Birmingham Law Centre, which provided free legal help and representation in the city, has closed.

The centre, based at Coventry Road, posted a notice on its website advising clients it had shut following cuts to its funding and informing creditors they would be contacted by the Insolvency Service.

Earlier this year, law centre patron Lord Hunt, of Kings Heath, said it would be “a tragedy” for the city if it closed. The Small Heath centre dated back more than 100 years and employed four solicitors and eight caseworkers to assist around 2,000 of the most disadvantaged people in the city each year.

The Labour peer Lord Hunt said: “People can use the Citizens Advice Bureau and legal aid but what law centres have is the ability to deal with very complex cases. They do a great job, chiefly for very vulnerable people.”

Chief executive Peter Lowen added that the problem was in part as a result of the Government’s legal aid cuts but said other sources of funding had been “eroded by gradual cutbacks”.

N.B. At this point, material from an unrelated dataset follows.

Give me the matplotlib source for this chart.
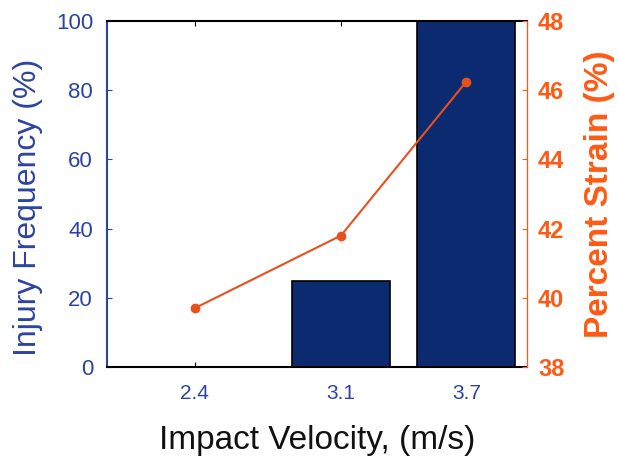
import matplotlib.pyplot as plt

plt.rcParams['font.family'] = ['Liberation Sans', 'DejaVu Sans']

# data
velocity = [2.4, 3.1, 3.7]
velocity_labels = ['2.4', '3.1', '3.7']
injury_freq = [0, 25, 100]
strain = [39.7, 41.8, 46.25]

BLUE = '#2c44a0'
NAVY = '#0c2a70'
ORANGE = '#ff5a14'
LINE = '#e8501e'

fig = plt.figure(figsize=(6.18, 4.59), dpi=100)
ax = fig.add_axes([0.1731, 0.2004, 0.6796, 0.7538])

ax.bar(velocity, injury_freq, width=0.47, color=NAVY, edgecolor='black', linewidth=1.2, zorder=2)
ax.set_xlim(1.98, 3.99)
ax.set_ylim(0, 100)
ax.set_xticks(velocity)
ax.set_xticklabels(velocity_labels)
ax.set_yticks(range(0, 101, 20))
ax.tick_params(axis='x', direction='in', top=True, colors='black', labelcolor=BLUE, labelsize=15, pad=12)
ax.tick_params(axis='y', direction='in', colors=BLUE, labelcolor=BLUE, labelsize=16, pad=10)
ax.spines['left'].set_color(BLUE)
ax.spines['left'].set_linewidth(1.5)
ax.spines['bottom'].set_linewidth(1.5)
ax.spines['top'].set_linewidth(1.5)
ax.set_ylabel('Injury Frequency (%)', fontsize=23, color=BLUE)
ax.yaxis.set_label_coords(-0.152, 0.46)
ax.set_xlabel('Impact Velocity, (m/s)', fontsize=24, color='#111111', labelpad=16)

ax2 = ax.twinx()
ax2.plot(velocity, strain, color=LINE, linewidth=1.5, marker='o', markersize=6, zorder=3)
ax2.set_ylim(38, 48)
ax2.set_yticks(range(38, 49, 2))
ax2.tick_params(axis='y', direction='in', colors=ORANGE, labelcolor=ORANGE, labelsize=17, pad=8)
for lbl in ax2.get_yticklabels():
    lbl.set_fontweight('bold')
ax2.spines['right'].set_color(ORANGE)
ax2.spines['left'].set_visible(False)
ax2.spines['top'].set_visible(False)
ax2.spines['bottom'].set_visible(False)
ax2.set_ylabel('Percent Strain (%)', fontsize=24, color=ORANGE, fontweight='bold', labelpad=14)

fig.savefig('out.png', dpi=100)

The centre provided legal advice and representation on social welfare law for people who could not afford to go to a solicitor. It had specialist contracts from the Legal Services Commission to provide advice on debt, welfare benefits and housing and also carried out casework in community care and employment.

Its closure will leave a gap that could cost council and government agencies in the long run, according to Mr Lowen.